- **The task**: Restate the listing that follows word for word, without its pictures.

- **Material provided**:
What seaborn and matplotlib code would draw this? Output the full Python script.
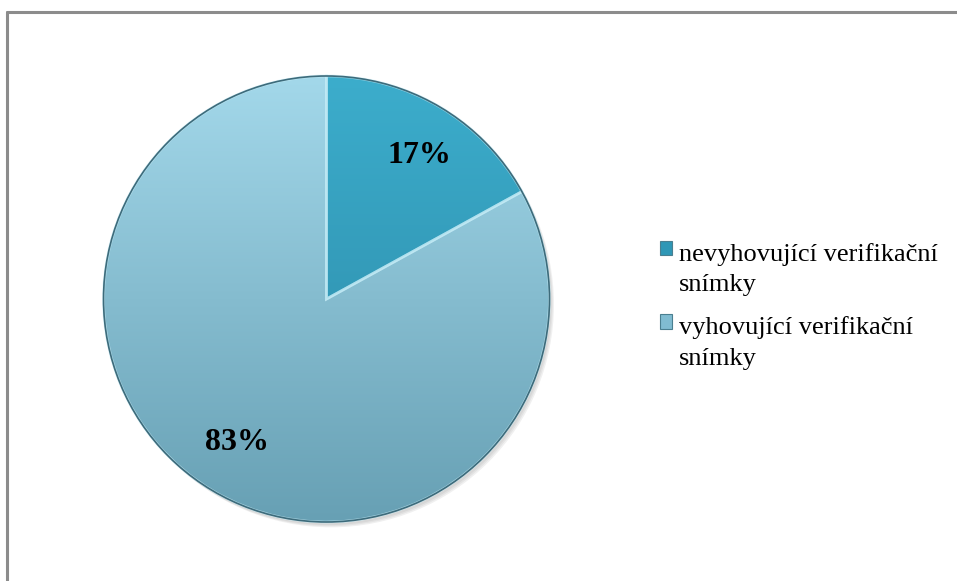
import numpy as np
import matplotlib
matplotlib.use("Agg")
import matplotlib.pyplot as plt
import seaborn as sns
from matplotlib.colors import LinearSegmentedColormap
from matplotlib.patches import Circle, Wedge, Rectangle
from matplotlib.legend_handler import HandlerPatch

labels = ["nevyhovující verifikační\nsnímky", "vyhovující verifikační\nsnímky"]
values = [17, 83]
pct_labels = ["17%", "83%"]
colors = ["#2f97b6", "#80bcd1"]
grad_top = ["#3cadcc", "#a3d8ea"]
grad_bot = ["#2a86a3", "#67a0b4"]

sns.set_theme(style="white")
plt.rcParams["font.family"] = ["Liberation Serif", "DejaVu Serif"]
plt.rcParams["text.color"] = "black"

W, H = 957, 581
fig = plt.figure(figsize=(W / 100, H / 100), dpi=100)
fig.patch.set_facecolor("white")

# frame (only top and left visible in the reference)
fig.add_artist(plt.Line2D([7.5 / W, 7.5 / W], [0, 1 - 11.5 / H], transform=fig.transFigure,
                          color="#8c8c8c", lw=2.2))
fig.add_artist(plt.Line2D([7.5 / W, 1], [1 - 11.5 / H, 1 - 11.5 / H], transform=fig.transFigure,
                          color="#8c8c8c", lw=2.2))

cx, cy, r = 326.5, 299, 223
pad = 1.06
ra = r * pad
ax = fig.add_axes([(cx - ra) / W, (H - cy - ra) / H, 2 * ra / W, 2 * ra / H])

# soft shadow
for i, a in enumerate([0.05, 0.05, 0.06]):
    ax.add_patch(Circle((0.010 + 0.005 * i, -0.014 - 0.005 * i), 1.0, color="black", alpha=a, lw=0, zorder=0))

wedges, _ = ax.pie(values, colors=colors, startangle=90, counterclock=False, radius=1,
                   wedgeprops=dict(linewidth=0, edgecolor="none"))

grad = np.linspace(0, 1, 256).reshape(-1, 1)
for w, top, bot in zip(wedges, grad_top, grad_bot):
    cmap = LinearSegmentedColormap.from_list("g", [bot, top])
    im = ax.imshow(grad, cmap=cmap, extent=[-1, 1, -1, 1], origin="lower", aspect="auto", zorder=2)
    im.set_clip_path(w)
    w.set_zorder(1)

# bevel highlights along slice edges
for w in wedges:
    p = Wedge(w.center, w.r, w.theta1, w.theta2, facecolor="none",
              edgecolor="#c8eef8", lw=2.0, alpha=0.6, zorder=3)
    ax.add_patch(p)
ax.add_patch(Circle((0, 0), 1.0, facecolor="none", edgecolor="#3d6b7b", lw=1.2, zorder=4))

# percentage labels
ax.text(0.415, 0.645, pct_labels[0], ha="center", va="center", fontsize=23, fontweight="bold",
        color="black", zorder=5)
ax.text(-0.40, -0.645, pct_labels[1], ha="center", va="center", fontsize=23, fontweight="bold",
        color="black", zorder=5)

ax.set_xlim(-pad, pad)
ax.set_ylim(-pad, pad)
ax.set_aspect("auto")
ax.axis("off")


def first_line_patch(legend, orig_handle, xdescent, ydescent, width, height, fontsize):
    # place the marker beside the first line of a two-line label
    return Rectangle((-xdescent - 0.3, -ydescent + 15.0), width, height)


leg = fig.legend(wedges, labels, loc="upper left", bbox_to_anchor=(660 / W, 1 - 243 / H),
                 frameon=False, fontsize=19, handlelength=0.48, handleheight=0.48,
                 handletextpad=0.25, labelspacing=0.75, borderaxespad=0, borderpad=0,
                 handler_map={w: HandlerPatch(patch_func=first_line_patch) for w in wedges})
for t in leg.get_texts():
    t.set_linespacing(1.5)
    t.set_color("black")
for h, c in zip(leg.legend_handles, colors):
    h.set_facecolor(c)
    h.set_edgecolor("#4a7f90")
    h.set_linewidth(0.8)

fig.savefig("out.png", dpi=100)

- **Solution for this task**:
What seaborn and matplotlib code would draw this? Output the full Python script.
import numpy as np
import matplotlib
matplotlib.use("Agg")
import matplotlib.pyplot as plt
import seaborn as sns
from matplotlib.colors import LinearSegmentedColormap
from matplotlib.patches import Circle, Wedge, Rectangle
from matplotlib.legend_handler import HandlerPatch

labels = ["nevyhovující verifikační\nsnímky", "vyhovující verifikační\nsnímky"]
values = [17, 83]
pct_labels = ["17%", "83%"]
colors = ["#2f97b6", "#80bcd1"]
grad_top = ["#3cadcc", "#a3d8ea"]
grad_bot = ["#2a86a3", "#67a0b4"]

sns.set_theme(style="white")
plt.rcParams["font.family"] = ["Liberation Serif", "DejaVu Serif"]
plt.rcParams["text.color"] = "black"

W, H = 957, 581
fig = plt.figure(figsize=(W / 100, H / 100), dpi=100)
fig.patch.set_facecolor("white")

# frame (only top and left visible in the reference)
fig.add_artist(plt.Line2D([7.5 / W, 7.5 / W], [0, 1 - 11.5 / H], transform=fig.transFigure,
                          color="#8c8c8c", lw=2.2))
fig.add_artist(plt.Line2D([7.5 / W, 1], [1 - 11.5 / H, 1 - 11.5 / H], transform=fig.transFigure,
                          color="#8c8c8c", lw=2.2))

cx, cy, r = 326.5, 299, 223
pad = 1.06
ra = r * pad
ax = fig.add_axes([(cx - ra) / W, (H - cy - ra) / H, 2 * ra / W, 2 * ra / H])

# soft shadow
for i, a in enumerate([0.05, 0.05, 0.06]):
    ax.add_patch(Circle((0.010 + 0.005 * i, -0.014 - 0.005 * i), 1.0, color="black", alpha=a, lw=0, zorder=0))

wedges, _ = ax.pie(values, colors=colors, startangle=90, counterclock=False, radius=1,
                   wedgeprops=dict(linewidth=0, edgecolor="none"))

grad = np.linspace(0, 1, 256).reshape(-1, 1)
for w, top, bot in zip(wedges, grad_top, grad_bot):
    cmap = LinearSegmentedColormap.from_list("g", [bot, top])
    im = ax.imshow(grad, cmap=cmap, extent=[-1, 1, -1, 1], origin="lower", aspect="auto", zorder=2)
    im.set_clip_path(w)
    w.set_zorder(1)

# bevel highlights along slice edges
for w in wedges:
    p = Wedge(w.center, w.r, w.theta1, w.theta2, facecolor="none",
              edgecolor="#c8eef8", lw=2.0, alpha=0.6, zorder=3)
    ax.add_patch(p)
ax.add_patch(Circle((0, 0), 1.0, facecolor="none", edgecolor="#3d6b7b", lw=1.2, zorder=4))

# percentage labels
ax.text(0.415, 0.645, pct_labels[0], ha="center", va="center", fontsize=23, fontweight="bold",
        color="black", zorder=5)
ax.text(-0.40, -0.645, pct_labels[1], ha="center", va="center", fontsize=23, fontweight="bold",
        color="black", zorder=5)

ax.set_xlim(-pad, pad)
ax.set_ylim(-pad, pad)
ax.set_aspect("auto")
ax.axis("off")


def first_line_patch(legend, orig_handle, xdescent, ydescent, width, height, fontsize):
    # place the marker beside the first line of a two-line label
    return Rectangle((-xdescent - 0.3, -ydescent + 15.0), width, height)


leg = fig.legend(wedges, labels, loc="upper left", bbox_to_anchor=(660 / W, 1 - 243 / H),
                 frameon=False, fontsize=19, handlelength=0.48, handleheight=0.48,
                 handletextpad=0.25, labelspacing=0.75, borderaxespad=0, borderpad=0,
                 handler_map={w: HandlerPatch(patch_func=first_line_patch) for w in wedges})
for t in leg.get_texts():
    t.set_linespacing(1.5)
    t.set_color("black")
for h, c in zip(leg.legend_handles, colors):
    h.set_facecolor(c)
    h.set_edgecolor("#4a7f90")
    h.set_linewidth(0.8)

fig.savefig("out.png", dpi=100)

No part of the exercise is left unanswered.